Of course, it’s not just fandom that wins an artist a three-day seminar in Manchester. Symposium- worthy songwriters must have a subtext to them. They must have attempted to subvert their era’s morality by broadcasting to their fans in code — think of the Beatles’ and Pink Floyd’s smuggled drug references, the sex slang in early blues and rock’n’roll records, or simply the way Elvis moved. This gives the academics the chance to quote some lyrics, and then go “Ah-ha!” in a knowing manner.

This consideration is indeed why the Smiths make an ideal academic study. Morrissey’s lyrical preoccupations are loaded references to “illness”, loneliness, awkwardness, shame, guilt, and unrequited love. At the time naive Smiths fans took this simply to be the writings of a dandy nerd who was singularly unlucky with germs and birds, and who was choosing to protest about this, albeit in a slightly obscure way, by thrashing himself with a bunch of gladioli.

From a more knowing 21st-century vantage point, however, the songs could be seen as codified anguish of a gay man raised by strict Irish Catholics in Manchester, and who came of age in the Eighties, when the Conservative Government was busy implementing Clause 28.
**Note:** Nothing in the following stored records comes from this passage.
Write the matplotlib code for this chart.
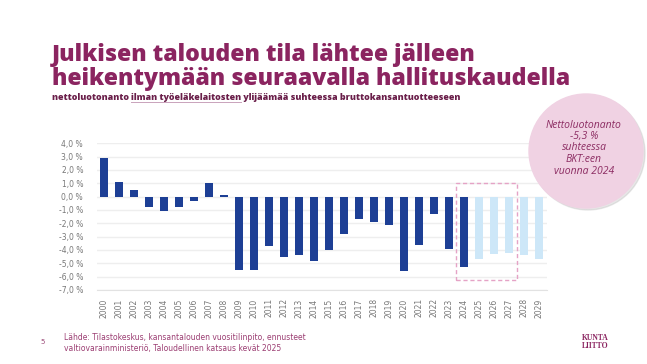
import matplotlib.pyplot as plt
from matplotlib.patches import Circle, Rectangle

# data
years = [str(y) for y in range(2000, 2030)]
values = [2.9, 1.1, 0.5, -0.8, -1.1, -0.75, -0.3, 1.0, 0.1, -5.5,
          -5.5, -3.7, -4.5, -4.4, -4.8, -4.0, -2.8, -1.7, -1.9, -2.1,
          -5.6, -3.6, -1.3, -3.9, -5.3, -4.7, -4.3, -4.2, -4.4, -4.7]
forecast_from = 2025
yticks = list(range(-7, 5))

dark_blue = '#1d3f95'
light_blue = '#cde7f8'
magenta = '#8b2460'

fig = plt.figure(figsize=(6.47, 3.64), dpi=100)
fig.patch.set_facecolor('white')

#####################################################################
# bar chart
ax = fig.add_axes([97 / 647, 1 - 290 / 364, 450 / 647, 146.7 / 364])
colors = [dark_blue if int(y) < forecast_from else light_blue for y in years]
ax.bar(range(len(years)), values, width=0.48, color=colors, zorder=3)
ax.set_xlim(-0.47, len(years) - 0.47)
ax.set_ylim(-7, 4)
ax.set_yticks(yticks)
ax.set_yticklabels([f'{t:.1f} %'.replace('.', ',') for t in yticks])
ax.set_xticks(range(len(years)))
ax.set_xticklabels(years, rotation=90)
ax.tick_params(axis='both', length=0, labelsize=5.5, labelcolor='#777777')
ax.tick_params(axis='x', pad=6)
ax.tick_params(axis='y', pad=10)
ax.grid(axis='y', color='#eeeeee', linewidth=1, zorder=0)
for s in ['top', 'right', 'left']:
    ax.spines[s].set_visible(False)
ax.spines['bottom'].set_color('#e2e2e2')

# dashed box around 2024-2027
box = Rectangle((23.45, -6.25), 4.1, 7.25, fill=False, edgecolor='#e5a3c6',
                linestyle=(0, (3, 2)), linewidth=1, clip_on=False, zorder=4)
ax.add_patch(box)

#####################################################################
# overlay for title, circle and footer (pixel coordinates)
ov = fig.add_axes([0, 0, 1, 1], zorder=5)
ov.set_xlim(0, 647)
ov.set_ylim(364, 0)
ov.axis('off')
ov.patch.set_alpha(0)

title_font = dict(fontsize=16.6, fontweight='extra bold', family='Open Sans', color=magenta)
ov.text(52, 61, 'Julkisen talouden tila lähtee jälleen', va='baseline', **title_font)
ov.text(52, 85, 'heikentymään seuraavalla hallituskaudella', va='baseline', **title_font)

# subtitle with underlined middle part
sub_font = dict(fontsize=6.4, fontweight='extra bold', family='Open Sans', color='#6a1f4a')
sub_parts = ['nettoluotonanto ', 'ilman työeläkelaitosten', ' ylijäämää suhteessa bruttokansantuotteeseen']
fig.canvas.draw()
r = fig.canvas.get_renderer()
x = 52
for i, part in enumerate(sub_parts):
    t = ov.text(x, 100.5, part, va='baseline', **sub_font)
    bb = t.get_window_extent(r)
    x_end = bb.x1 / fig.dpi / 6.47 * 647
    if i == 1:
        ov.plot([x, x_end], [102.3, 102.3], color='#c9a3bb', linewidth=0.7)
    x = x_end

# circle callout
ov.add_patch(Circle((588, 153), 57, color='#bbbbbb', alpha=0.35, zorder=1))
ov.add_patch(Circle((586, 151), 57, color='#f0d2e3', zorder=2))
callout = ['Nettoluotonanto', '-5,3 %', 'suhteessa', 'BKT:een', 'vuonna 2024']
for i, line in enumerate(callout):
    ov.text(584, 125 + i * 11.5, line, fontsize=7.5, style='italic', family='Open Sans',
            color='#8c2c62', ha='center', va='center', zorder=3)

# footer
ov.text(40, 342, '5', fontsize=5, color='#9b4a78', va='center')
ov.text(64, 337, 'Lähde: Tilastokeskus, kansantalouden vuositilinpito, ennusteet',
        fontsize=5.5, color='#9b3d72', va='center')
ov.text(64, 348, 'valtiovarainministeriö, Taloudellinen katsaus kevät 2025',
        fontsize=5.5, color='#9b3d72', va='center')
ov.text(595, 342, 'KUNTA\nLIITTO', fontsize=5.5, fontweight='bold', family='Liberation Serif',
        color='#8b2460', ha='center', va='center', linespacing=0.85)

fig.savefig('out.png', dpi=100)
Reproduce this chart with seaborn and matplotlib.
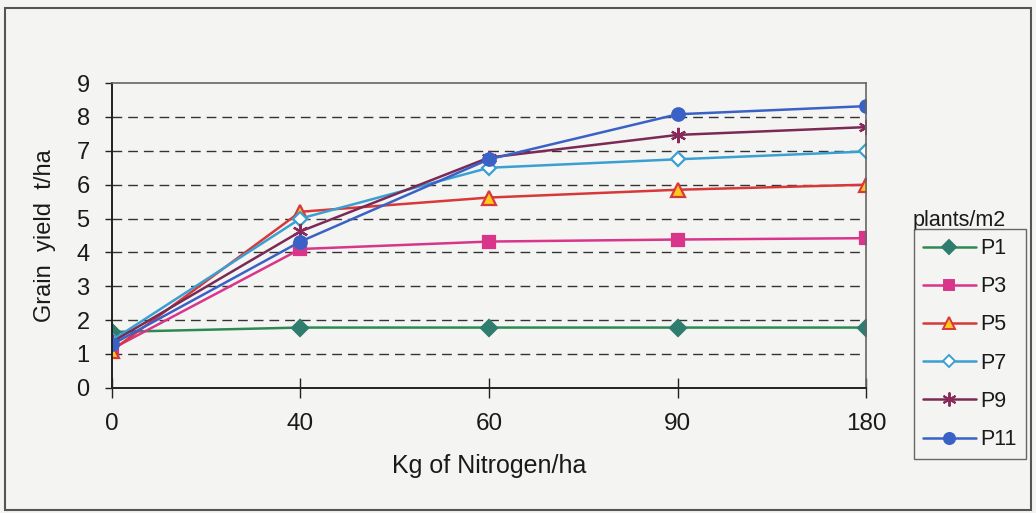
import matplotlib
matplotlib.use("Agg")
import matplotlib.pyplot as plt
from matplotlib.patches import Rectangle
from matplotlib.lines import Line2D
import seaborn as sns
import pandas as pd

# Nitrogen rates (kg/ha) and grain yield (t/ha) per plant density
nitrogen = ["0", "40", "60", "90", "180"]
p1 = [1.65, 1.78, 1.78, 1.78, 1.78]
p3 = [1.15, 4.10, 4.32, 4.38, 4.42]
p5 = [1.10, 5.20, 5.62, 5.85, 6.00]
p7 = [1.40, 5.00, 6.50, 6.75, 6.98]
p9 = [1.35, 4.62, 6.80, 7.47, 7.70]
p11 = [1.28, 4.32, 6.75, 8.08, 8.32]
series_names = ["P1", "P3", "P5", "P7", "P9", "P11"]
series_values = [p1, p3, p5, p7, p9, p11]

styles = {
    "P1": dict(color="#2e8a55", marker="D", mfc="#2e7d6e", mec="#2e7d6e", ms=8),
    "P3": dict(color="#d9358a", marker="s", mfc="#d9358a", mec="#d9358a", ms=8),
    "P5": dict(color="#d8383a", marker="^", mfc="#ffc81e", mec="#d8383a", ms=10),
    "P7": dict(color="#3aa0d2", marker="D", mfc="white", mec="#3aa0d2", ms=7),
    "P9": dict(color="#7a2a55", marker=(6, 2, 0), mfc="#8a2a5a", mec="#8a2a5a", ms=11),
    "P11": dict(color="#3a62c6", marker="o", mfc="#3a62c6", mec="#3a62c6", ms=9),
}

sns.set_theme(style="white")
plt.rcParams["font.family"] = ["Liberation Sans", "DejaVu Sans"]

bg = "#f4f4f2"
fig = plt.figure(figsize=(10.36, 5.13), dpi=100, facecolor=bg)
ax = fig.add_axes([0.108, 0.244, 0.728, 0.594])
ax.set_facecolor(bg)

df = pd.DataFrame({
    "nitrogen": nitrogen * len(series_names),
    "yield": [v for vals in series_values for v in vals],
    "series": [n for n in series_names for _ in nitrogen],
})

handles = []
for name in series_names:
    st = styles[name]
    sub = df[df["series"] == name]
    sns.lineplot(data=sub, x="nitrogen", y="yield", ax=ax, color=st["color"],
                 marker=st["marker"], markerfacecolor=st["mfc"],
                 markeredgecolor=st["mec"], markersize=st["ms"],
                 markeredgewidth=1.6, linewidth=1.8, sort=False, legend=False)
    handles.append(Line2D([], [], color=st["color"], marker=st["marker"],
                          markerfacecolor=st["mfc"], markeredgecolor=st["mec"],
                          markersize=st["ms"] - 1, markeredgewidth=1.4,
                          linewidth=1.8, label=name))

ax.set_xlim(0, len(nitrogen) - 1)
ax.set_ylim(0, 9)
ax.set_yticks(range(0, 10))
for y in range(1, 9):
    ax.axhline(y, color="#333333", lw=1.0, ls=(0, (7, 4.3)), zorder=0)

for side in ["top", "right"]:
    ax.spines[side].set_color("#666666")
    ax.spines[side].set_linewidth(1.2)
for side in ["left", "bottom"]:
    ax.spines[side].set_color("#222222")
    ax.spines[side].set_linewidth(1.4)

ax.tick_params(axis="y", direction="out", length=5, width=1, color="#222222",
               labelsize=17, pad=11, left=True, labelcolor="#1a1a1a")
ax.tick_params(axis="x", direction="inout", length=14, width=1, color="#222222",
               labelsize=17.5, pad=11, bottom=True, labelcolor="#1a1a1a")

ax.set_xlabel("Kg of Nitrogen/ha", fontsize=18, labelpad=14, color="#1a1a1a")
ax.set_ylabel("Grain  yield  t/ha", fontsize=17, labelpad=15, color="#1a1a1a")

leg = fig.legend(handles=handles, loc="upper left",
                 bbox_to_anchor=(914 / 1036, 1 - 229 / 513), frameon=True,
                 fancybox=False, fontsize=15.5, handlelength=2.45,
                 handletextpad=0.22, labelspacing=0.8, borderpad=0.42,
                 borderaxespad=0)
leg.get_frame().set_edgecolor("#444444")
leg.get_frame().set_facecolor(bg)
leg.get_frame().set_linewidth(1.0)
for t in leg.get_texts():
    t.set_color("#1a1a1a")
fig.text(913 / 1036, 1 - 226 / 513, "plants/m2", fontsize=15.5, ha="left",
         va="baseline", color="#1a1a1a")

fig.patches.append(Rectangle((0.005, 0.006), 0.99, 0.978, transform=fig.transFigure,
                             fill=False, edgecolor="#555555", lw=1.5))

fig.savefig("out.png", dpi=100, facecolor=bg)
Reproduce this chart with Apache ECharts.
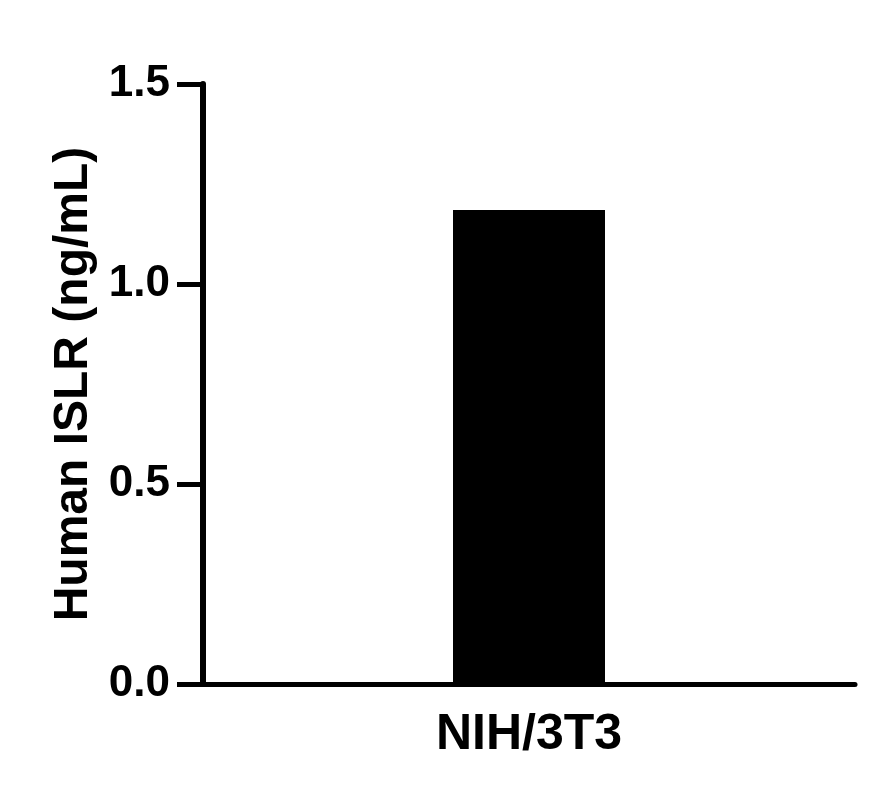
<!DOCTYPE html>
<html>
<head>
<meta charset="utf-8">
<script src="https://cdn.jsdelivr.net/npm/echarts@6/dist/echarts.min.js"></script>
<style>
html,body{margin:0;padding:0;background:#fff;}
#chart{width:884px;height:804px;}
</style>
</head>
<body>
<div id="chart"></div>
<script>
const categories = ['NIH/3T3'];
const values = [1.185];
const yTicks = { min: 0, max: 1.5, interval: 0.5 };
const yAxisTitle = 'Human ISLR (ng/mL)';

const FONT = '"Liberation Sans", Arial, Helvetica, sans-serif';
const chart = echarts.init(document.getElementById('chart'), null, {renderer: 'canvas'});
chart.setOption({
  backgroundColor: '#fff',
  animation: false,
  grid: { left: 203, right: 29, top: 84, bottom: 120, containLabel: false },
  xAxis: {
    type: 'category',
    data: categories,
    axisLine: { show: true, lineStyle: { color: '#000', width: 5 } },
    axisTick: { show: false },
    axisLabel: { color: '#000', fontFamily: FONT, fontWeight: 'bold', fontSize: 50, margin: 26 },
    splitLine: { show: false }
  },
  yAxis: {
    type: 'value',
    min: yTicks.min, max: yTicks.max, interval: yTicks.interval,
    name: yAxisTitle,
    nameLocation: 'middle',
    nameGap: 104,
    nameTextStyle: { color: '#000', fontFamily: FONT, fontWeight: 'bold', fontSize: 48 },
    axisLine: { show: true, lineStyle: { color: '#000', width: 6 } },
    axisTick: { show: true, length: 26, lineStyle: { color: '#000', width: 5 } },
    axisLabel: { color: '#000', fontFamily: FONT, fontWeight: 'bold', fontSize: 44, margin: 33,
      formatter: v => v.toFixed(1) },
    splitLine: { show: false }
  },
  series: [{
    type: 'bar',
    data: values,
    barWidth: 152,
    itemStyle: { color: '#000' }
  }]
});
</script>
</body>
</html>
Still, as Morrissey prefers to remain regally mysterious about his sexuality, it’s just as well the academic mystery machine is cranking up to answer the question Wearing an Elastoplast on his Nipple — What was that all about?
 
Cheers for a relevant post benton. I'd love to go to this, would be very informative and meet people from a very broad spectrum instead of the die hards that constantly fill the s and g (which isnt a bad thing at all!) I also expect the symposium to give a broad array of information on aspects away from the typical discussion of the meaning of The Smiths to individuals. I can see it definately avoiding trying to inform what The Smiths should mean to them, as that would just be entering a minefield, comparable to that of the music industry and its advertising of music these days.